Yes, I know all the stats about immigrant business startups. In fact I’m both — an immigrant and a startup founder. And I favor immigration — but not at the expense of long-term competitiveness. The US already welcomes one million immigrants a year — more than any other nation. We should seek to improve quality, not necessarily quantity in such a skewed way.
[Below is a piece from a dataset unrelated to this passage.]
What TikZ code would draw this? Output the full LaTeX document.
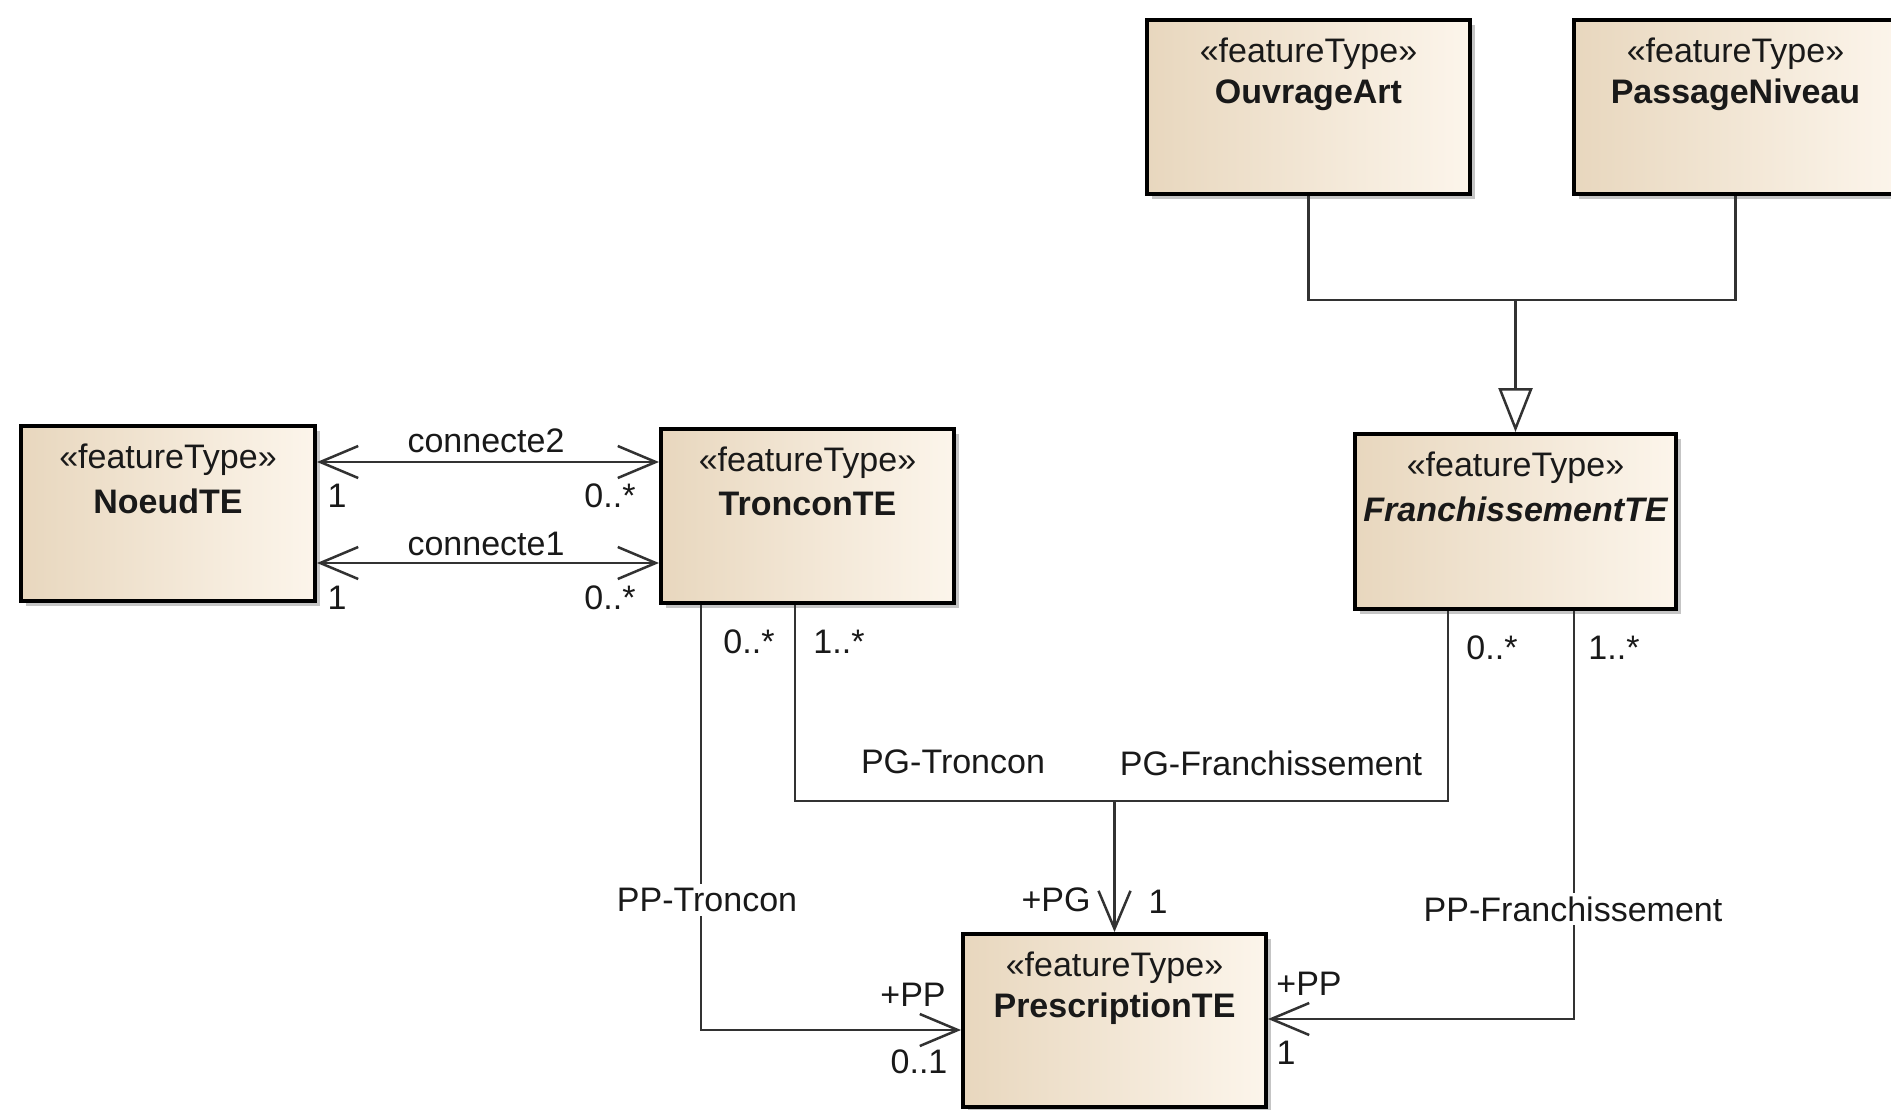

Finally, the H1-B process is a joke. It exclusively favors giant companies. How? It forces all applications to start submissions in March. They usually run out by June. BUT — employees can’t start work until OCTOBER! What small company can afford that kind of delay? Very few.

So what’s the solution?

There’s no single answer, but here are three places I’d like to start:

  1. Demolish the US tax code. Start from scratch. Have it fit on one page with 10 point font, not 3.8 million words!. That means no loopholes and fewer chances to buy influence.
  2. Real political finance reform (as I wrote in Forbes) – and vote out every incumbent until it’s passed.
  3. A domestic competitiveness strategy. This should be proposed by a small working group of top politicians (current or retired), reps from small and large businesses, and brilliant academics. Lock them in a room, give them enough water and sandwiches for a week; I bet they come up with a good action plan – or starve. This is where a framework of immigration strategy and domestic education should be created — in context — not in backroom bargains.